EXERCISE DETAILS |
Using the listing below, select the lines with the word "chart" and copy them.

Start of AVAILABLE DATA

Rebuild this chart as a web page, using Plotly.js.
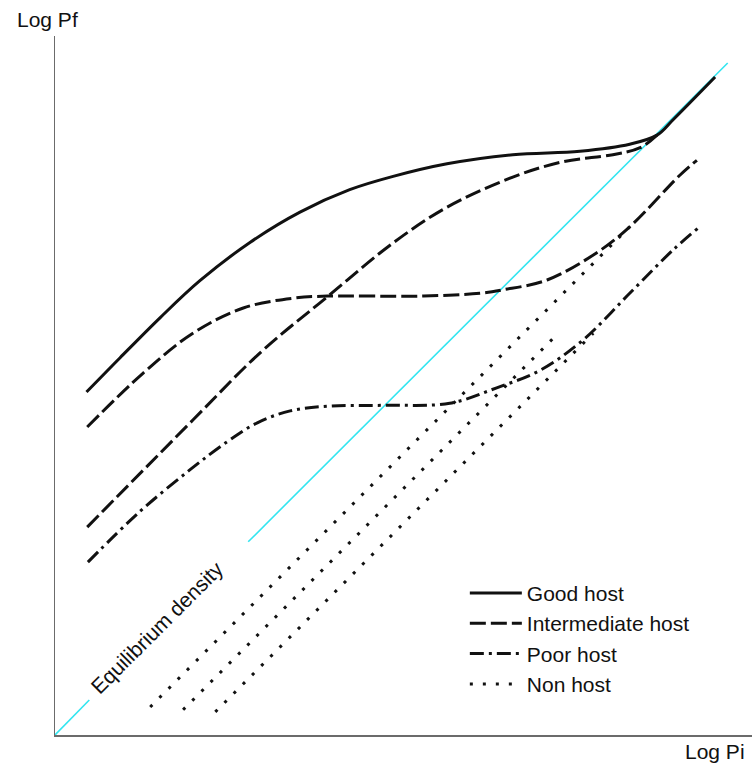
<!DOCTYPE html>
<html>
<head>
<meta charset="utf-8">
<script src="https://cdn.plot.ly/plotly-3.0.1.min.js"></script>
<style>html,body{margin:0;padding:0;background:#fff}#chart{width:752px;height:767px}</style>
</head>
<body>
<div id="chart"></div>
<script>
// Equilibrium density (Pf = Pi), broken where its label sits
const equilibriumX = [0, 0.49, null, 2.76, 9.61];
const equilibriumY = [0, 0.50, null, 2.76, 9.60];

// Good host
const goodX = [0.45, 0.93, 1.50, 2.07, 2.79, 3.50, 4.21, 4.83, 5.60, 6.54, 7.50, 8.21, 8.60, 8.83, 9.43];
const goodY = [4.90, 5.39, 5.96, 6.49, 7.04, 7.47, 7.79, 7.98, 8.16, 8.29, 8.34, 8.44, 8.57, 8.79, 9.40];

// Intermediate host (two curves)
const interAX = [0.46, 1.26, 1.97, 2.69, 3.40, 3.89, 5.21, 6.07, 6.40, 7.03, 7.74, 8.21, 8.93, 9.17];
const interAY = [4.40, 5.17, 5.74, 6.10, 6.24, 6.27, 6.27, 6.31, 6.36, 6.50, 6.89, 7.26, 8.00, 8.21];
const interBX = [0.46, 1.97, 2.93, 3.89, 4.83, 5.60, 6.54, 7.26, 7.97, 8.36, 8.60];
const interBY = [2.97, 4.50, 5.46, 6.26, 7.03, 7.54, 7.97, 8.19, 8.29, 8.39, 8.57];

// Poor host
const poorX = [0.47, 1.21, 1.93, 2.46, 2.89, 3.36, 3.93, 4.69, 5.64, 6.31, 6.93, 7.54, 8.21, 8.83, 9.21];
const poorY = [2.47, 3.19, 3.79, 4.19, 4.46, 4.63, 4.70, 4.71, 4.74, 4.96, 5.21, 5.64, 6.31, 6.93, 7.26];

// Non host (three lines)
const nonAX = [1.36, 7.74, 8.21];
const nonAY = [0.40, 6.79, 7.26];
const nonBX = [1.83, 7.19];
const nonBY = [0.36, 5.74];
const nonCX = [2.29, 7.69];
const nonCY = [0.33, 5.74];

const legendNames = ['Good host', 'Intermediate host', 'Poor host', 'Non host'];
const axisTitleX = 'Log Pi';
const axisTitleY = 'Log Pf';
const equilibriumLabel = 'Equilibrium density';
const labelPos = [1.46, 1.53];

const FONT = 'Liberation Sans, Arial, Helvetica, sans-serif';
const INK = '#111111';
const DASH_LONG = '16px,5px';
const DASH_DOTDASH = '14px,5px,3px,5px';
const DASH_DOT = '3px,10px';

function curve(x, y, name, dash, group, showlegend, shape) {
  return {
    type: 'scatter', mode: 'lines', x: x, y: y, name: name,
    legendgroup: group, showlegend: showlegend,
    line: {color: INK, width: 3, dash: dash, shape: shape || 'spline', smoothing: 1},
    hoverinfo: 'skip'
  };
}

const traces = [
  {type: 'scatter', mode: 'lines', x: equilibriumX, y: equilibriumY, showlegend: false,
   connectgaps: false, line: {color: '#33E5F0', width: 1.6}, hoverinfo: 'skip'},
  curve(goodX, goodY, legendNames[0], 'solid', 'g', true),
  curve(interAX, interAY, legendNames[1], DASH_LONG, 'i', true),
  curve(interBX, interBY, legendNames[1], DASH_LONG, 'i', false),
  curve(poorX, poorY, legendNames[2], DASH_DOTDASH, 'p', true),
  curve(nonAX, nonAY, legendNames[3], DASH_DOT, 'n', true, 'linear'),
  curve(nonBX, nonBY, legendNames[3], DASH_DOT, 'n', false, 'linear'),
  curve(nonCX, nonCY, legendNames[3], DASH_DOT, 'n', false, 'linear')
];

const axisCommon = {
  showline: true, linecolor: '#6b6b6b', linewidth: 1.5, mirror: false,
  showgrid: false, zeroline: false, showticklabels: false, ticks: '', fixedrange: true
};

const layout = {
  width: 752, height: 767,
  margin: {l: 55, r: 0, t: 36, b: 32},
  paper_bgcolor: '#ffffff', plot_bgcolor: '#ffffff',
  font: {family: FONT, size: 21, color: INK},
  xaxis: Object.assign({range: [0, 697 / 70]}, axisCommon),
  yaxis: Object.assign({range: [0, 699 / 70]}, axisCommon),
  showlegend: true,
  legend: {
    x: 0.588, xanchor: 'left', y: 0.232, yanchor: 'top',
    font: {family: FONT, size: 21, color: INK},
    itemwidth: 52, bgcolor: 'rgba(0,0,0,0)', traceorder: 'normal', tracegroupgap: 0
  },
  annotations: [
    {xref: 'paper', yref: 'paper', x: -0.057, y: 1.023, xanchor: 'left', yanchor: 'middle',
     text: axisTitleY, showarrow: false, font: {family: FONT, size: 21, color: INK}},
    {xref: 'paper', yref: 'paper', x: 0.993, y: -0.024, xanchor: 'right', yanchor: 'middle',
     text: axisTitleX, showarrow: false, font: {family: FONT, size: 21, color: INK}},
    {xref: 'x', yref: 'y', x: labelPos[0], y: labelPos[1], xanchor: 'center', yanchor: 'middle',
     text: equilibriumLabel, textangle: -45, showarrow: false, font: {family: FONT, size: 21, color: INK}}
  ]
};

Plotly.newPlot('chart', traces, layout, {staticPlot: true, displayModeBar: false});
</script>
</body>
</html>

End of AVAILABLE DATA

FINISHED ANSWER |
Rebuild this chart as a web page, using Plotly.js.
<style>html,body{margin:0;padding:0;background:#fff}#chart{width:752px;height:767px}</style>
<div id="chart"></div>
Plotly.newPlot('chart', traces, layout, {staticPlot: true, displayModeBar: false});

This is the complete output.